● **WHAT YOU ARE ASKED TO DO**
Restate the whole of the material. Keep every word, and drop the pictures.
◇ ◇ ◇ ◇
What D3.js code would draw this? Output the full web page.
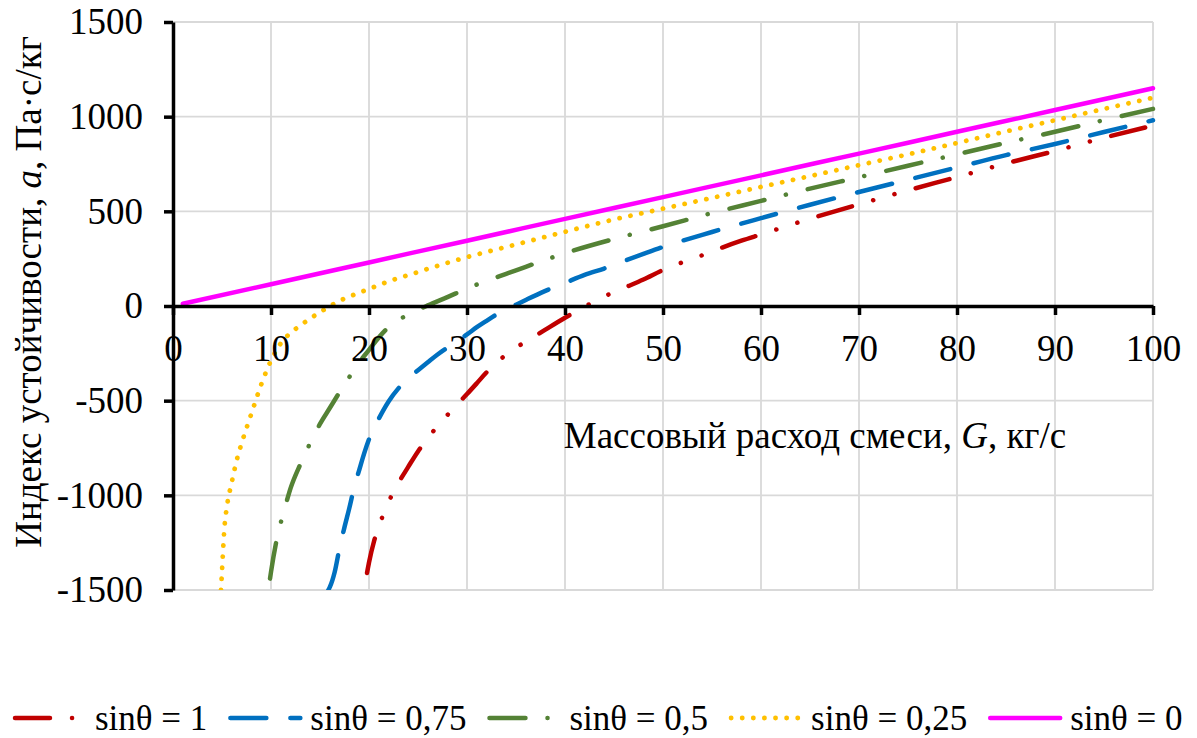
<!DOCTYPE html>
<html>
<head>
<meta charset="utf-8">
<script src="https://cdn.jsdelivr.net/npm/d3@7"></script>
<style>
  body { margin: 0; background: #fff; }
</style>
</head>
<body>
<script>
// values: [G, a]
const seriesNames = ["sinθ = 1", "sinθ = 0,75", "sinθ = 0,5", "sinθ = 0,25", "sinθ = 0"];

const sin100 = [[19.8,-1410],[20,-1355],[20.5,-1245],[21,-1165],[22,-1035],[23,-935],[24,-850],
  [25,-768],[26,-700],[27,-633],[28,-576],[29,-520],[30,-465],[31,-408],[32,-350],[33,-300],
  [34,-257],[35,-220],[36,-188],[37,-157],[38,-125],[40,-62],[42,-4],[44,50],[46,95],[48,140],
  [50,190],[52,231],[54,268],[56,308],[58,345],[60,378],[65,461],[70,537],[75,611],[80,681],
  [85,753],[90,819],[95,889],[100,953]];

const sin075 = [[15.85,-1500],[16,-1485],[16.5,-1405],[17,-1277],[17.5,-1168],[18,-1066],[18.5,-955],
  [19,-867],[19.5,-780],[20,-704],[21,-595],[22,-504],[23,-435],[24,-382],[25,-339],[26,-297],
  [27,-256],[28,-220],[29,-185],[30,-150],[31,-112],[32,-78],[33,-45],[34,-18],[35,7],[36,32],
  [38,80],[40,122],[42,164],[44,198],[46,237],[48,275],[50,312],[55,391],[60,464],[65,535],
  [70,602],[75,667],[80,732],[85,797],[90,856],[95,919],[100,981]];

const sin050 = [[9.9,-1440],[10,-1405],[10.5,-1255],[11,-1144],[11.5,-1050],[12,-962],[13,-835],
  [14,-724],[15,-623],[16,-539],[17,-455],[18,-375],[19,-298],[20,-232],[21,-166],[22,-112],
  [23,-75],[24,-45],[25,-20],[26,3],[28,47],[30,92],[32,133],[34,170],[36,207],[38,244],
  [40,279],[45,354],[50,421],[55,491],[60,555],[65,620],[70,680],[75,741],[80,801],[85,862],
  [90,920],[95,982],[100,1041]];

const sin025 = [[4.9,-1500],[5,-1400],[5.25,-1170],[5.5,-1060],[6,-930],[6.5,-815],[7,-725],
  [7.5,-645],[8,-568],[9,-415],[10,-288],[11,-197],[12,-142],[13,-103],[14,-66],[15,-33],
  [16,-1],[17,27],[18,50],[19,70],[20,90],[22,130],[24,163],[26,196],[28,228],[30,258],
  [35,325],[40,392],[45,457],[50,514],[55,571],[60,629],[65,686],[70,744],[75,801],[80,861],
  [85,922],[90,981],[95,1041],[100,1100]];

const sin000 = [[1,12],[10,115],[20,230],[30,345],[40,460],[50,575],[60,690],[70,805],
  [80,920],[90,1035],[100,1150]];

const xTicks = [0, 10, 20, 30, 40, 50, 60, 70, 80, 90, 100];
const yTicks = [-1500, -1000, -500, 0, 500, 1000, 1500];

const allSeries = [sin100, sin075, sin050, sin025, sin000];

// look of each series
const styles = [
  { color: "#C00000", dash: "35,22,0.1,22,0.1,22", width: 4.5 },
  { color: "#0070C0", dash: "36,24", width: 4.5 },
  { color: "#548235", dash: "36,22,0.1,22.5", width: 4.5 },
  { color: "#FFC000", dash: "0.1,11", width: 4.8 },
  { color: "#FF00FF", dash: null, width: 4.5 }
];

const width = 1197, height = 738;
const fontSize = 37;
const legendFont = 35;
const serif = '"Liberation Serif", "Times New Roman", serif';

const svg = d3.select("body").append("svg")
  .attr("width", width)
  .attr("height", height)
  .attr("font-family", serif);

const x = d3.scaleLinear().domain([0, 100]).range([173, 1153]);
const y = d3.scaleLinear().domain([-1500, 1500]).range([590, 22]);

// gridlines
const grid = svg.append("g").attr("stroke", "#d9d9d9").attr("stroke-width", 1.8);
grid.selectAll("line.v").data(xTicks.filter(d => d > 0)).enter().append("line")
  .attr("x1", d => x(d)).attr("x2", d => x(d))
  .attr("y1", y(1500)).attr("y2", y(-1500));
grid.selectAll("line.h").data(yTicks).enter().append("line")
  .attr("x1", x(0)).attr("x2", x(100))
  .attr("y1", d => y(d)).attr("y2", d => y(d));

// curves, clipped to the plot area
svg.append("clipPath").attr("id", "plot")
  .append("rect")
  .attr("x", x(0)).attr("y", y(1500))
  .attr("width", x(100) - x(0) + 4).attr("height", y(-1500) - y(1500));

const line = d3.line()
  .x(d => x(d[0]))
  .y(d => y(d[1]))
  .curve(d3.curveMonotoneX);

svg.append("g").attr("clip-path", "url(#plot)")
  .selectAll("path")
  .data(allSeries)
  .enter().append("path")
  .attr("d", line)
  .attr("fill", "none")
  .attr("stroke", (d, i) => styles[i].color)
  .attr("stroke-width", (d, i) => styles[i].width)
  .attr("stroke-linecap", "round")
  .attr("stroke-dasharray", (d, i) => styles[i].dash);

// axes
const yAxis = svg.append("g")
  .attr("transform", `translate(${x(0)},0)`)
  .call(d3.axisLeft(y).tickValues(yTicks).tickSize(9).tickSizeOuter(0).tickPadding(21)
    .tickFormat(d => String(d)));

const xAxis = svg.append("g")
  .attr("transform", `translate(0,${y(0)})`)
  .call(d3.axisBottom(x).tickValues(xTicks).tickSize(9).tickSizeOuter(0).tickPadding(20)
    .tickFormat(d => String(d)));

[xAxis, yAxis].forEach(ax => {
  ax.attr("font-family", serif).attr("font-size", fontSize);
  ax.select(".domain").attr("stroke", "#000").attr("stroke-width", 3.5);
  ax.selectAll(".tick line").attr("stroke", "#000").attr("stroke-width", 3.5);
  ax.selectAll(".tick text")
    .attr("fill", "#000")
    .attr("font-family", serif)
    .attr("font-size", fontSize);
});

// axis titles
const xTitle = svg.append("text")
  .attr("x", 815).attr("y", 448)
  .attr("text-anchor", "middle")
  .attr("font-family", serif)
  .attr("font-size", fontSize);
xTitle.append("tspan").text("Массовый расход смеси, ");
xTitle.append("tspan").attr("font-style", "italic").text("G");
xTitle.append("tspan").text(", кг/с");

const yTitle = svg.append("text")
  .attr("transform", "translate(41,292) rotate(-90)")
  .attr("text-anchor", "middle")
  .attr("font-family", serif)
  .attr("font-size", fontSize);
yTitle.append("tspan").text("Индекс устойчивости, ");
yTitle.append("tspan").attr("font-style", "italic").text("a");
yTitle.append("tspan").text(", Па·с/кг");

// legend
const legend = svg.append("g");
let lx = 15;
const legendY = 718;
seriesNames.forEach((name, i) => {
  const st = styles[i];
  legend.append("line")
    .attr("x1", lx).attr("x2", lx + 70)
    .attr("y1", legendY).attr("y2", legendY)
    .attr("stroke", st.color)
    .attr("stroke-width", st.width)
    .attr("stroke-linecap", "round")
    .attr("stroke-dasharray", st.dash);
  const t = legend.append("text")
    .attr("x", lx + 80).attr("y", legendY + 12)
    .attr("font-family", serif)
    .attr("font-size", legendFont)
    .text(name);
  lx += 80 + t.node().getComputedTextLength() + 23;
});
</script>
</body>
</html>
◇ ◇ ◇ ◇
● **ANSWER FOR THIS EXERCISE**
What D3.js code would draw this? Output the full web page.
<!DOCTYPE html>
<html>
<head>
<meta charset="utf-8">
<script src="https://cdn.jsdelivr.net/npm/d3@7"></script>
<style>
  body { margin: 0; background: #fff; }
</style>
</head>
<body>
<script>
// values: [G, a]
const seriesNames = ["sinθ = 1", "sinθ = 0,75", "sinθ = 0,5", "sinθ = 0,25", "sinθ = 0"];

const sin100 = [[19.8,-1410],[20,-1355],[20.5,-1245],[21,-1165],[22,-1035],[23,-935],[24,-850],
  [25,-768],[26,-700],[27,-633],[28,-576],[29,-520],[30,-465],[31,-408],[32,-350],[33,-300],
  [34,-257],[35,-220],[36,-188],[37,-157],[38,-125],[40,-62],[42,-4],[44,50],[46,95],[48,140],
  [50,190],[52,231],[54,268],[56,308],[58,345],[60,378],[65,461],[70,537],[75,611],[80,681],
  [85,753],[90,819],[95,889],[100,953]];

const sin075 = [[15.85,-1500],[16,-1485],[16.5,-1405],[17,-1277],[17.5,-1168],[18,-1066],[18.5,-955],
  [19,-867],[19.5,-780],[20,-704],[21,-595],[22,-504],[23,-435],[24,-382],[25,-339],[26,-297],
  [27,-256],[28,-220],[29,-185],[30,-150],[31,-112],[32,-78],[33,-45],[34,-18],[35,7],[36,32],
  [38,80],[40,122],[42,164],[44,198],[46,237],[48,275],[50,312],[55,391],[60,464],[65,535],
  [70,602],[75,667],[80,732],[85,797],[90,856],[95,919],[100,981]];

const sin050 = [[9.9,-1440],[10,-1405],[10.5,-1255],[11,-1144],[11.5,-1050],[12,-962],[13,-835],
  [14,-724],[15,-623],[16,-539],[17,-455],[18,-375],[19,-298],[20,-232],[21,-166],[22,-112],
  [23,-75],[24,-45],[25,-20],[26,3],[28,47],[30,92],[32,133],[34,170],[36,207],[38,244],
  [40,279],[45,354],[50,421],[55,491],[60,555],[65,620],[70,680],[75,741],[80,801],[85,862],
  [90,920],[95,982],[100,1041]];

const sin025 = [[4.9,-1500],[5,-1400],[5.25,-1170],[5.5,-1060],[6,-930],[6.5,-815],[7,-725],
  [7.5,-645],[8,-568],[9,-415],[10,-288],[11,-197],[12,-142],[13,-103],[14,-66],[15,-33],
  [16,-1],[17,27],[18,50],[19,70],[20,90],[22,130],[24,163],[26,196],[28,228],[30,258],
  [35,325],[40,392],[45,457],[50,514],[55,571],[60,629],[65,686],[70,744],[75,801],[80,861],
  [85,922],[90,981],[95,1041],[100,1100]];

const sin000 = [[1,12],[10,115],[20,230],[30,345],[40,460],[50,575],[60,690],[70,805],
  [80,920],[90,1035],[100,1150]];

const xTicks = [0, 10, 20, 30, 40, 50, 60, 70, 80, 90, 100];
const yTicks = [-1500, -1000, -500, 0, 500, 1000, 1500];

const allSeries = [sin100, sin075, sin050, sin025, sin000];

// look of each series
const styles = [
  { color: "#C00000", dash: "35,22,0.1,22,0.1,22", width: 4.5 },
  { color: "#0070C0", dash: "36,24", width: 4.5 },
  { color: "#548235", dash: "36,22,0.1,22.5", width: 4.5 },
  { color: "#FFC000", dash: "0.1,11", width: 4.8 },
  { color: "#FF00FF", dash: null, width: 4.5 }
];

const width = 1197, height = 738;
const fontSize = 37;
const legendFont = 35;
const serif = '"Liberation Serif", "Times New Roman", serif';

const svg = d3.select("body").append("svg")
  .attr("width", width)
  .attr("height", height)
  .attr("font-family", serif);

const x = d3.scaleLinear().domain([0, 100]).range([173, 1153]);
const y = d3.scaleLinear().domain([-1500, 1500]).range([590, 22]);

// gridlines
const grid = svg.append("g").attr("stroke", "#d9d9d9").attr("stroke-width", 1.8);
grid.selectAll("line.v").data(xTicks.filter(d => d > 0)).enter().append("line")
  .attr("x1", d => x(d)).attr("x2", d => x(d))
  .attr("y1", y(1500)).attr("y2", y(-1500));
grid.selectAll("line.h").data(yTicks).enter().append("line")
  .attr("x1", x(0)).attr("x2", x(100))
  .attr("y1", d => y(d)).attr("y2", d => y(d));

// curves, clipped to the plot area
svg.append("clipPath").attr("id", "plot")
  .append("rect")
  .attr("x", x(0)).attr("y", y(1500))
  .attr("width", x(100) - x(0) + 4).attr("height", y(-1500) - y(1500));

const line = d3.line()
  .x(d => x(d[0]))
  .y(d => y(d[1]))
  .curve(d3.curveMonotoneX);

svg.append("g").attr("clip-path", "url(#plot)")
  .selectAll("path")
  .data(allSeries)
  .enter().append("path")
  .attr("d", line)
  .attr("fill", "none")
  .attr("stroke", (d, i) => styles[i].color)
  .attr("stroke-width", (d, i) => styles[i].width)
  .attr("stroke-linecap", "round")
  .attr("stroke-dasharray", (d, i) => styles[i].dash);

// axes
const yAxis = svg.append("g")
  .attr("transform", `translate(${x(0)},0)`)
  .call(d3.axisLeft(y).tickValues(yTicks).tickSize(9).tickSizeOuter(0).tickPadding(21)
    .tickFormat(d => String(d)));

const xAxis = svg.append("g")
  .attr("transform", `translate(0,${y(0)})`)
  .call(d3.axisBottom(x).tickValues(xTicks).tickSize(9).tickSizeOuter(0).tickPadding(20)
    .tickFormat(d => String(d)));

[xAxis, yAxis].forEach(ax => {
  ax.attr("font-family", serif).attr("font-size", fontSize);
  ax.select(".domain").attr("stroke", "#000").attr("stroke-width", 3.5);
  ax.selectAll(".tick line").attr("stroke", "#000").attr("stroke-width", 3.5);
  ax.selectAll(".tick text")
    .attr("fill", "#000")
    .attr("font-family", serif)
    .attr("font-size", fontSize);
});

// axis titles
const xTitle = svg.append("text")
  .attr("x", 815).attr("y", 448)
  .attr("text-anchor", "middle")
  .attr("font-family", serif)
  .attr("font-size", fontSize);
xTitle.append("tspan").text("Массовый расход смеси, ");
xTitle.append("tspan").attr("font-style", "italic").text("G");
xTitle.append("tspan").text(", кг/с");

const yTitle = svg.append("text")
  .attr("transform", "translate(41,292) rotate(-90)")
  .attr("text-anchor", "middle")
  .attr("font-family", serif)
  .attr("font-size", fontSize);
yTitle.append("tspan").text("Индекс устойчивости, ");
yTitle.append("tspan").attr("font-style", "italic").text("a");
yTitle.append("tspan").text(", Па·с/кг");

// legend
const legend = svg.append("g");
let lx = 15;
const legendY = 718;
seriesNames.forEach((name, i) => {
  const st = styles[i];
  legend.append("line")
    .attr("x1", lx).attr("x2", lx + 70)
    .attr("y1", legendY).attr("y2", legendY)
    .attr("stroke", st.color)
    .attr("stroke-width", st.width)
    .attr("stroke-linecap", "round")
    .attr("stroke-dasharray", st.dash);
  const t = legend.append("text")
    .attr("x", lx + 80).attr("y", legendY + 12)
    .attr("font-family", serif)
    .attr("font-size", legendFont)
    .text(name);
  lx += 80 + t.node().getComputedTextLength() + 23;
});
</script>
</body>
</html>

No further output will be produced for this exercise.